##### Data #####

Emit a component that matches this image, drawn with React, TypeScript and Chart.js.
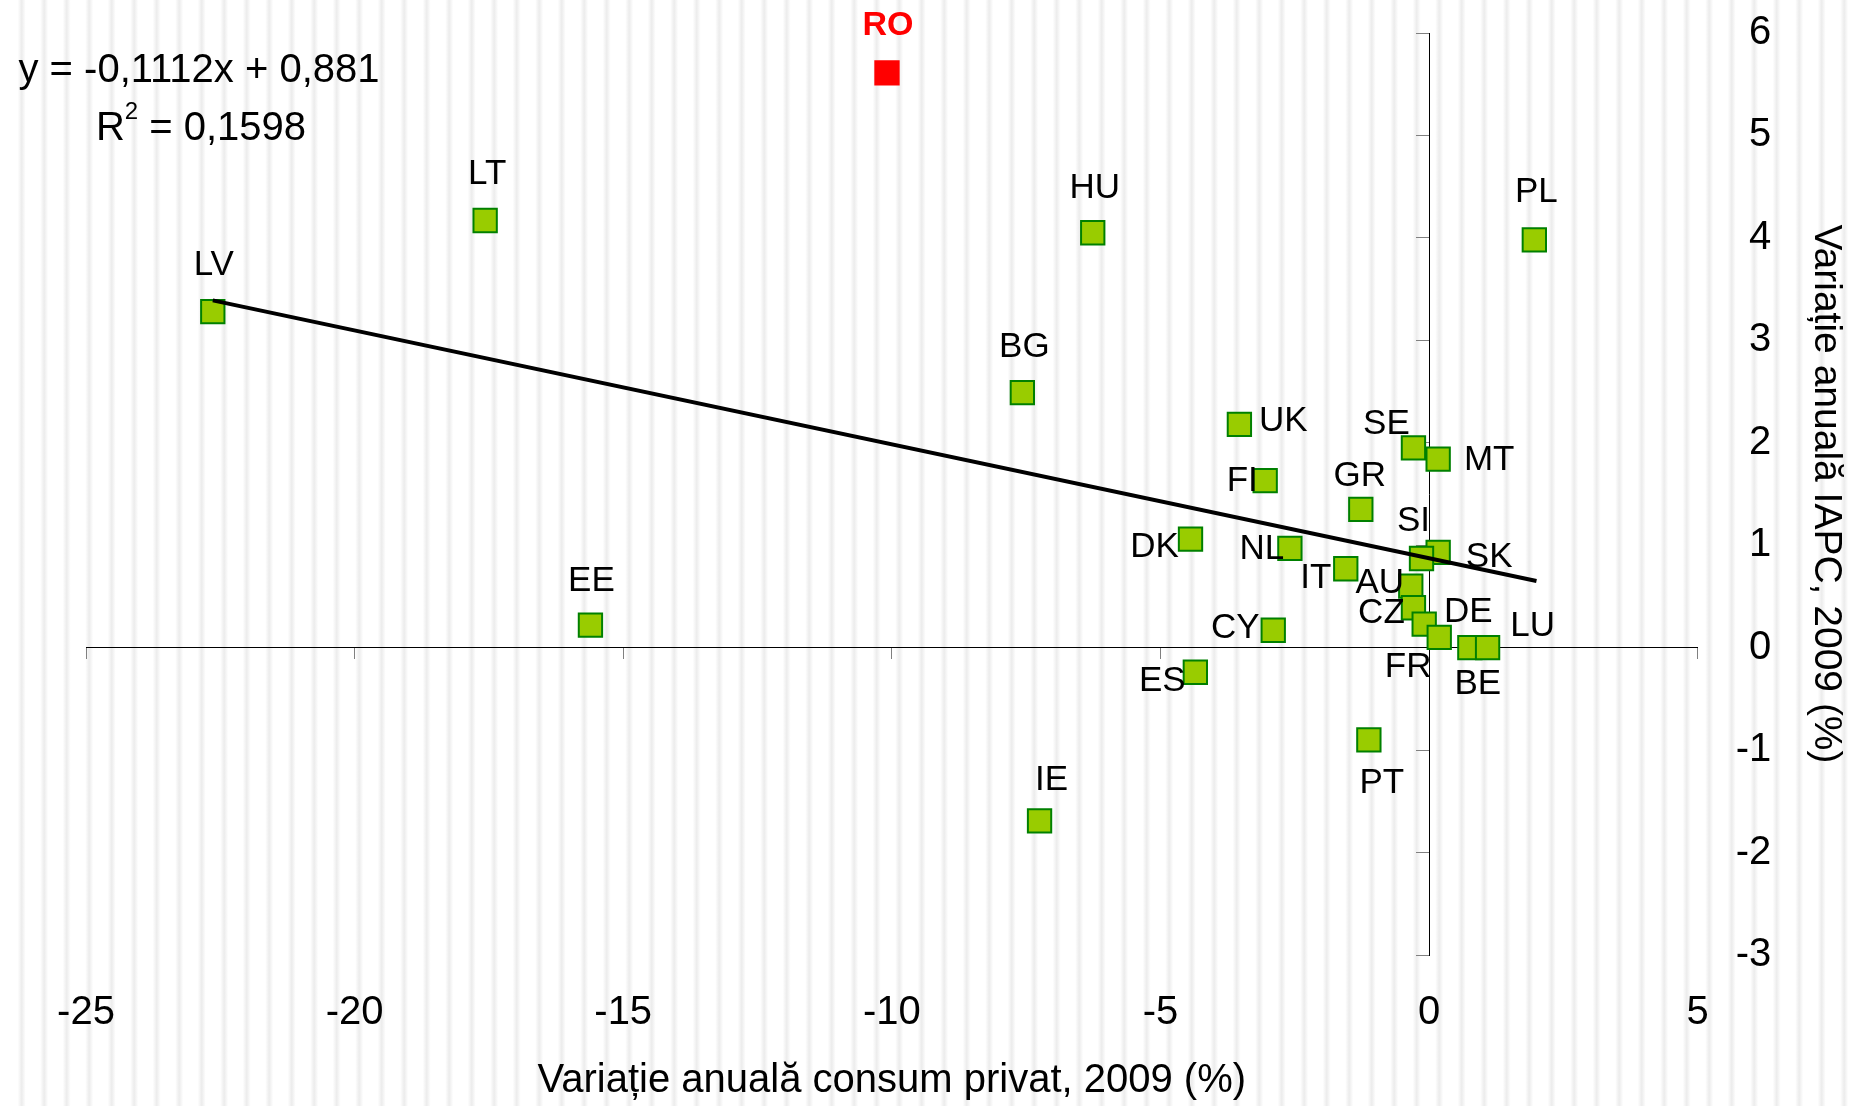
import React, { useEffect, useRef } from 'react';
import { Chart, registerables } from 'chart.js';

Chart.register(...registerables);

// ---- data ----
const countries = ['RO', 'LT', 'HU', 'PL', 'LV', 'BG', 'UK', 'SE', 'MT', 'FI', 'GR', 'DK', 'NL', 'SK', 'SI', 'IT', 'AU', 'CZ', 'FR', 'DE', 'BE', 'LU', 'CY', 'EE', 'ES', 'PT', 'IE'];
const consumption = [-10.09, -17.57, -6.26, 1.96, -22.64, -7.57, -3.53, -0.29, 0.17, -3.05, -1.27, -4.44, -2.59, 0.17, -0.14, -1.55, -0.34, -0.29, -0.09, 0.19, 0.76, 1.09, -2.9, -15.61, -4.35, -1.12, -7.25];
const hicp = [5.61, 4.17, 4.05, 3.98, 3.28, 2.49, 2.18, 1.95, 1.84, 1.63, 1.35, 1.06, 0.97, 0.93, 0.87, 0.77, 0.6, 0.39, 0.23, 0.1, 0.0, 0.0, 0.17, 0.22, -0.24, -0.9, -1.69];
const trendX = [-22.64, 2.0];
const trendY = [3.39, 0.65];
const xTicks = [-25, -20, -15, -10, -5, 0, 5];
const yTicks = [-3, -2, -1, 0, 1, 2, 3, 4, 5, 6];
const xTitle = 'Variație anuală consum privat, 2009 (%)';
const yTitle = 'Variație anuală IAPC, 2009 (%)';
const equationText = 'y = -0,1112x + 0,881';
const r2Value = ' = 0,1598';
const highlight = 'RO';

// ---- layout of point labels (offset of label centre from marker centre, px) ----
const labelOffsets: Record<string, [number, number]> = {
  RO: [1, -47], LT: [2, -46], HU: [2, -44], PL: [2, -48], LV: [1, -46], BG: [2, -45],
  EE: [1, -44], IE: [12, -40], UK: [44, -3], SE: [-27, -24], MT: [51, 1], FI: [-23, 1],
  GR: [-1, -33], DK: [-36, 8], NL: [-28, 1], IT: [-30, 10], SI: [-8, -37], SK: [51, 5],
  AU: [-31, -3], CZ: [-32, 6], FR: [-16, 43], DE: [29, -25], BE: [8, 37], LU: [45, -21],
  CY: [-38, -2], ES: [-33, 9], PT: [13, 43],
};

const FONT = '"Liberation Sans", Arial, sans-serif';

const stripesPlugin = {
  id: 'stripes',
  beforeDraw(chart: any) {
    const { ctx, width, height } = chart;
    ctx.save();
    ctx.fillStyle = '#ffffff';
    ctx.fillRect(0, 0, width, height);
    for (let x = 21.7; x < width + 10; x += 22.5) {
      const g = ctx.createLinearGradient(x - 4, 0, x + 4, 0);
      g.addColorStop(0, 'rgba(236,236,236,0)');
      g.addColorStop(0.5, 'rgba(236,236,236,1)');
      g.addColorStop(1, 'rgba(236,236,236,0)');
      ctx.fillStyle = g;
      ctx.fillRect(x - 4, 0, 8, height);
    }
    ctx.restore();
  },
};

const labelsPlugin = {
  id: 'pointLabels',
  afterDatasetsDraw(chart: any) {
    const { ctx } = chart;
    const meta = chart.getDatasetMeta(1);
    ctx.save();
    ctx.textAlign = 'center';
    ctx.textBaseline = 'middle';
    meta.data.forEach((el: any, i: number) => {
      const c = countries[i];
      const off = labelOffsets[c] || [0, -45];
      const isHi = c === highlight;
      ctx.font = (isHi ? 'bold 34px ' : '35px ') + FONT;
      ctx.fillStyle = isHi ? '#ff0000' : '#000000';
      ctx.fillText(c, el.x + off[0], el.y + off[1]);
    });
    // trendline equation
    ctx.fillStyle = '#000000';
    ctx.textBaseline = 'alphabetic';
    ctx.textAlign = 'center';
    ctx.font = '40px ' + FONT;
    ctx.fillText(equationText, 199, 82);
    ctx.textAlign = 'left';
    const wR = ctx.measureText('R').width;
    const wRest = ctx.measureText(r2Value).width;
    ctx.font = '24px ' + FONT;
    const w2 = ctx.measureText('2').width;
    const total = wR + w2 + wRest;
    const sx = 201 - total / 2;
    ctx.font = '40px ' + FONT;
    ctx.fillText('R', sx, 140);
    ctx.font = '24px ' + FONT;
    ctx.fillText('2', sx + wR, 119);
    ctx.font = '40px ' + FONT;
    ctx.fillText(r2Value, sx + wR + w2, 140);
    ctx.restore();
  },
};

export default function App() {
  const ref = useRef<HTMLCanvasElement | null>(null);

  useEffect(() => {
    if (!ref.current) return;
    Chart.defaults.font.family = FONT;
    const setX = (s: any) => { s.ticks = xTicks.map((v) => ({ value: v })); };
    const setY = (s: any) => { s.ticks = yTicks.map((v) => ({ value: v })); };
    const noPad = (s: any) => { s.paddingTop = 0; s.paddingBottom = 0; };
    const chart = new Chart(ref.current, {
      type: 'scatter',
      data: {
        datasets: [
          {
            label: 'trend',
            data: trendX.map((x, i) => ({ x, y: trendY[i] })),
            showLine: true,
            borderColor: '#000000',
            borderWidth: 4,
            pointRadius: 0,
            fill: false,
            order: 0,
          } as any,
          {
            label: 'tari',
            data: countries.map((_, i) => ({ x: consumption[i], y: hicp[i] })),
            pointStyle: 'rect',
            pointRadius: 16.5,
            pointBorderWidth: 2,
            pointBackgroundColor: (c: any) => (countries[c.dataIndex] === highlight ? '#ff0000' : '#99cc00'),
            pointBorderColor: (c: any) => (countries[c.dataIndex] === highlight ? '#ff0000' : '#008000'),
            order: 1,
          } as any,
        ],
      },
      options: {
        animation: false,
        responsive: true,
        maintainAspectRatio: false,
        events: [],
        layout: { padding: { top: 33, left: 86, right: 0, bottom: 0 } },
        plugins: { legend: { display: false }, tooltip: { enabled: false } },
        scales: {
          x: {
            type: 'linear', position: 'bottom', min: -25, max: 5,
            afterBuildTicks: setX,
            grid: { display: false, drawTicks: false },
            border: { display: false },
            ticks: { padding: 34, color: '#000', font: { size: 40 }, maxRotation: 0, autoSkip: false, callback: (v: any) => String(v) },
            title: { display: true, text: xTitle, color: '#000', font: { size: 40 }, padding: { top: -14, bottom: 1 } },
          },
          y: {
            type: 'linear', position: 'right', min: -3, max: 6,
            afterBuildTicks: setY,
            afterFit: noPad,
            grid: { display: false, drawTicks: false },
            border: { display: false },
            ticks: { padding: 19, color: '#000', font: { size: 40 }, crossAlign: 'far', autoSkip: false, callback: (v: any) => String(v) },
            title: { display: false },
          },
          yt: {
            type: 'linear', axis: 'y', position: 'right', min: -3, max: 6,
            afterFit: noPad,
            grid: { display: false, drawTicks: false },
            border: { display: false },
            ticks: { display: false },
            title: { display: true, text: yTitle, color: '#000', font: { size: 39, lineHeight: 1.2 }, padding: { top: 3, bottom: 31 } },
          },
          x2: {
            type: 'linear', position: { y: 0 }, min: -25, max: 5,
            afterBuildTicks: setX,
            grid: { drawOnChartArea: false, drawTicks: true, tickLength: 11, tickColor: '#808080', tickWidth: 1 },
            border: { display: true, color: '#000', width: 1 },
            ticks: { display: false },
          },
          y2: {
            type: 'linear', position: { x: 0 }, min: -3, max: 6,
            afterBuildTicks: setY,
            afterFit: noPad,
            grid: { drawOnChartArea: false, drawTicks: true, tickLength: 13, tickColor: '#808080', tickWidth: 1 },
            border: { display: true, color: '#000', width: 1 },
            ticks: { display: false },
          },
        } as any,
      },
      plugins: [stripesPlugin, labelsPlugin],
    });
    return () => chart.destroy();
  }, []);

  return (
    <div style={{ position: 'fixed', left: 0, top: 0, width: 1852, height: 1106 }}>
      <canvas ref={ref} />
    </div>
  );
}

#####

**What the task requires**
From the top of the listing above, repeat each line exactly until you reach the line containing "const highlight = 'RO';", and repeat that one too. Leave the pictures out.

**Finished task**
Emit a component that matches this image, drawn with React, TypeScript and Chart.js.
import React, { useEffect, useRef } from 'react';
import { Chart, registerables } from 'chart.js';

Chart.register(...registerables);

// ---- data ----
const countries = ['RO', 'LT', 'HU', 'PL', 'LV', 'BG', 'UK', 'SE', 'MT', 'FI', 'GR', 'DK', 'NL', 'SK', 'SI', 'IT', 'AU', 'CZ', 'FR', 'DE', 'BE', 'LU', 'CY', 'EE', 'ES', 'PT', 'IE'];
const consumption = [-10.09, -17.57, -6.26, 1.96, -22.64, -7.57, -3.53, -0.29, 0.17, -3.05, -1.27, -4.44, -2.59, 0.17, -0.14, -1.55, -0.34, -0.29, -0.09, 0.19, 0.76, 1.09, -2.9, -15.61, -4.35, -1.12, -7.25];
const hicp = [5.61, 4.17, 4.05, 3.98, 3.28, 2.49, 2.18, 1.95, 1.84, 1.63, 1.35, 1.06, 0.97, 0.93, 0.87, 0.77, 0.6, 0.39, 0.23, 0.1, 0.0, 0.0, 0.17, 0.22, -0.24, -0.9, -1.69];
const trendX = [-22.64, 2.0];
const trendY = [3.39, 0.65];
const xTicks = [-25, -20, -15, -10, -5, 0, 5];
const yTicks = [-3, -2, -1, 0, 1, 2, 3, 4, 5, 6];
const xTitle = 'Variație anuală consum privat, 2009 (%)';
const yTitle = 'Variație anuală IAPC, 2009 (%)';
const equationText = 'y = -0,1112x + 0,881';
const r2Value = ' = 0,1598';
const highlight = 'RO';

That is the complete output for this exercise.